Nous devons faire ensemble un état des lieux, nous interroger sur ce qu’est pour nous l’humanité, accueillir cette réalité qu’est l’humanité avec émerveillement (certains diront gratitude), nous interroger sur les conditions d’une humanité authentique, ce qui est durable dans cette notion et ce qui est plutôt le fait du temps, des préjugés. Il faut discerner ce que nous souhaitons préserver et transmettre aux générations qui nous succéderont. En particulier, dans une époque marquée par l’idéologie libérale et individualiste, nous devons nous interroger sur ce qui est commun dans la notion d’humanité. L’humanité est une réalité individuelle et collective. Nous ne pouvons pas seulement interroger nos désirs personnels, nous devons tous nous interroger à l’échelle de notre dimension d’humanité pour identifier ce que nous devons respecter et préserver ensemble pour sauvegarder cette humanité authentique. En tant qu’être humain, nous portons une responsabilité commune, nous avons la garde de l’humanité, nous ne pouvons pas nous contenter d’observer ce qui se passe et de constater passivement ce changement, nous devons prendre nos responsabilités. Il s’agit de s’opposer à l’obscurcissement de l’humanité.

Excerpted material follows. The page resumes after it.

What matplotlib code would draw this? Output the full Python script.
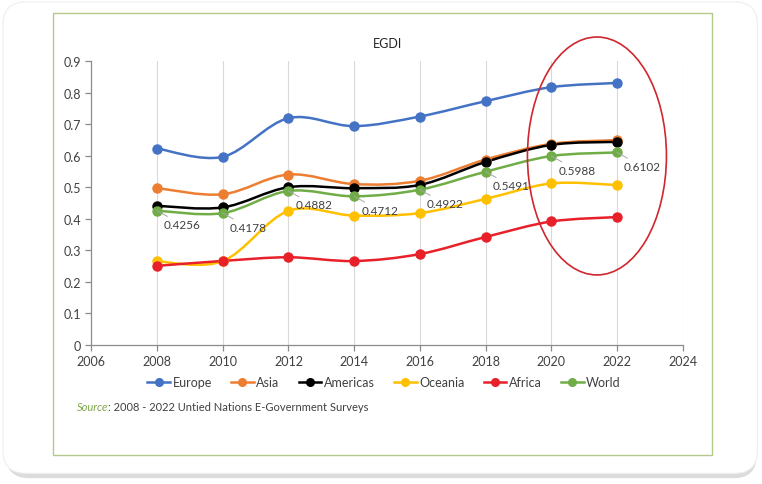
import matplotlib
matplotlib.use("Agg")
import matplotlib.pyplot as plt
from matplotlib.path import Path
from matplotlib.patches import PathPatch, Ellipse, FancyBboxPatch, Rectangle
import numpy as np

plt.rcParams["font.family"] = ["Lato", "DejaVu Sans"]

years = [2008, 2010, 2012, 2014, 2016, 2018, 2020, 2022]
europe = [0.6227, 0.5964, 0.7188, 0.6936, 0.7241, 0.7727, 0.8170, 0.8305]
asia = [0.4973, 0.4776, 0.5403, 0.5099, 0.5205, 0.5877, 0.6373, 0.6493]
americas = [0.4411, 0.4360, 0.5000, 0.4970, 0.5074, 0.5800, 0.6341, 0.6438]
oceania = [0.2650, 0.2660, 0.4250, 0.4100, 0.4180, 0.4630, 0.5120, 0.5070]
africa = [0.2508, 0.2664, 0.2780, 0.2661, 0.2882, 0.3423, 0.3914, 0.4054]
world = [0.4256, 0.4178, 0.4882, 0.4712, 0.4922, 0.5491, 0.5988, 0.6102]

series = [
    ("Europe", europe, "#4472C4"),
    ("Asia", asia, "#ED7D31"),
    ("Americas", americas, "#000000"),
    ("Oceania", oceania, "#FFC000"),
    ("Africa", africa, "#E8202A"),
    ("World", world, "#70AD47"),
]


def smooth_path(xs, ys):
    # Excel-like smoothed line: Catmull-Rom segments as cubic Beziers
    pts = np.column_stack([xs, ys]).astype(float)
    verts = [pts[0]]
    codes = [Path.MOVETO]
    n = len(pts)
    for i in range(n - 1):
        p0 = pts[i - 1] if i > 0 else pts[i]
        p1 = pts[i]
        p2 = pts[i + 1]
        p3 = pts[i + 2] if i + 2 < n else pts[i + 1]
        c1 = p1 + (p2 - p0) / 6.0
        c2 = p2 - (p3 - p1) / 6.0
        verts += [c1, c2, p2]
        codes += [Path.CURVE4] * 3
    return Path(verts, codes)


fig = plt.figure(figsize=(7.62, 4.85), dpi=100)

# card background with shadow
shadow = FancyBboxPatch((0.008, 0.012), 0.985, 0.975, boxstyle="round,pad=0,rounding_size=0.03",
                        transform=fig.transFigure, facecolor="#dcdcdc", edgecolor="none",
                        mutation_aspect=762 / 485, zorder=-3)
card = FancyBboxPatch((0.004, 0.022), 0.99, 0.972, boxstyle="round,pad=0,rounding_size=0.03",
                      transform=fig.transFigure, facecolor="white", edgecolor="#eeeeee",
                      linewidth=0.8, mutation_aspect=762 / 485, zorder=-2)
border = Rectangle((53 / 762, 1 - 456 / 485), (712 - 53) / 762, (456 - 14) / 485,
                   transform=fig.transFigure, facecolor="none", edgecolor="#b5c98a",
                   linewidth=1.0, zorder=-1)
fig.patches.extend([shadow, card, border])

ax = fig.add_axes([91.3 / 762, 1 - 346 / 485, (682.7 - 91.3) / 762, (346 - 62) / 485])
ax.set_zorder(2)
ax.set_facecolor("none")
ax.set_xlim(2006, 2024)
ax.set_ylim(0, 0.9)
ax.set_xticks(range(2006, 2025, 2))
ax.set_yticks(np.arange(0, 0.91, 0.1))
ax.set_yticklabels(["0"] + [f"{v:.1f}" for v in np.arange(0.1, 0.91, 0.1)])
for x in range(2008, 2025, 2):
    ax.axvline(x, color="#d9d9d9", linewidth=0.8, zorder=0)
for side in ["top", "right"]:
    ax.spines[side].set_visible(False)
for side in ["left", "bottom"]:
    ax.spines[side].set_color("#8c8c8c")
    ax.spines[side].set_linewidth(0.9)
ax.tick_params(axis="both", colors="#8c8c8c", labelcolor="#404040", labelsize=9,
               length=4, width=0.9)

for name, vals, color in series:
    ax.add_patch(PathPatch(smooth_path(years, vals), facecolor="none", edgecolor=color,
                           linewidth=1.8, zorder=3))
    ax.plot(years, vals, linestyle="none", marker="o", markersize=6.5, color=color,
            zorder=4)
    ax.plot([], [], color=color, linewidth=1.8, marker="o", markersize=5.5, label=name)

for x, v in zip(years, world):
    ax.annotate(f"{v:.4f}", xy=(x, v), xytext=(7, -14), textcoords="offset pixels",
                ha="left", va="center", fontsize=8.5, color="#404040", zorder=5,
                arrowprops=dict(arrowstyle="-", color="#a6a6a6", linewidth=0.7,
                                shrinkA=0, shrinkB=0))

ax.set_title("EGDI", fontsize=9, color="#262626", pad=10)

ell = Ellipse((2021.39, 0.599), 4.23, 0.754, facecolor="none", edgecolor="#D0262D",
              linewidth=1.2, clip_on=False, zorder=6)
ax.add_patch(ell)

fig.legend(loc="center", bbox_to_anchor=(384 / 762, 1 - 383 / 485), ncol=6, frameon=False,
           fontsize=9, handlelength=1.8, handletextpad=0.2, columnspacing=1.55,
           labelcolor="#404040")

src = fig.text(77 / 762, 1 - 408 / 485, "Source", style="italic", color="#7FA84A",
               fontsize=8, va="center", ha="left")
ax.annotate(": 2008 - 2022 Untied Nations E-Government Surveys", xy=(1, 0.5),
            xycoords=src, xytext=(0, 0), textcoords="offset points", va="center",
            ha="left", fontsize=8, color="#404040", annotation_clip=False)

fig.savefig("out.png", dpi=100)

Notre propos à ce stade n’est pas d’imposer une voie ou une autre (la décroissance par exemple) mais de créer les conditions d’un débat ouvert entre différentes composantes sociales, différents écoles de pensée, différents groupes de recherche.

REPENSER LA TECHNIQUE

…repenser la technique“ pour mettre celle-ci au service de l’homme au rebours de la situation présente qui voit l’homme asservi par le développement technique.

Il ne s’agit pas non plus de prendre position pour ou contre la technique. Nous souhaitons au contraire affirmer la nécessité de “repenser la technique“ pour mettre celle-ci au service de l’homme au rebours de la situation présente qui voit l’homme asservi par le développement technique. Mais ceci nous conduit d’abord à interroger la justification de tel ou tel développement technique et les conditions de sa contribution au bien commun. Ce qui doit d’abord être questionné c’est le projet de ceux qui cherchent à imposer un développement technique pour servir des enjeux qui n’ont rien à voir avec le bien commun.

VERS UNE NOUVELLE ÉCOLOGIE

Lorsque nous indiquons que “Dès lors que l’homme n’est qu’un matériau (…) les politiques environnementales en viennent à protéger la nature au détriment de l’homme“, nous souhaitons souligner l’ambiguïté du statut de l’homme et de l’humanité dans le mouvement actuel de l’écologie. Il est bien connu que certains courants, comme celui de l’écologie profonde, mettent la priorité sur la défense de la biosphère sans donner de statut particulier à l’homme, et même, dans certains cas, voient dans l’homme la principale menace contre la nature. Par ailleurs, les politiques publiques environnementales se situent dans une logique d’instrumentation de l’action humaine qui vise à orienter cette action humaine par la contrainte réglementaire, ou par l’incitation économique (où chacun agit dans son intérêt privé pour servir une priorité qui est déterminée par d’autres). Dans ces politiques, il ne s’agit pas de créer les conditions pour que les hommes reconnaissent la nature comme un bien commun et agissent individuellement et ensemble pour en prendre soin. N’est-ce pas d’ailleurs la même logique qui risque de conduire la loi Peillon à promouvoir une véritable morale d’Etat qui est censée se substituer à la morale commune dans une défiance profonde vis-à-vis des parents et des valeurs qu’ils souhaitent transmettre à leurs enfants. Ce n’est peut-être pas son intention, mais c’est ce que certains en déduisent.

“LA PUISSANCE NAIT DU RASSEMBLEMENT DES HOMMES”

Le courant de l’écologie humaine dont nous accompagnons la naissance nous semble devoir se situer dans une logique coopérative. Nous souhaitons d’abord lancer un appel à l’initiative de pensée, de dialogue, d’action, locale, nationale, internationale, sectorielle, globale, de tous ordres. Comme le dit Hannah Arendt : “La puissance nait du rassemblement des hommes“. Il faut d’abord nous rassembler et construire ce qui nous est commun. Dans cette première étape d’état des lieux, il ne s’agit pas de chercher un consensus mais de croiser la pluralité des regards, des sensibilités des différentes composantes humaines qui souhaiteront s’engager dans ce mouvement, sans préjudice de leur propre position. L’image est celle d’une ruche neuve et vide posée par l’apiculteur à côté d’un essaim sauvage qui vient alors s’installer et s’auto-organiser dans cet espace.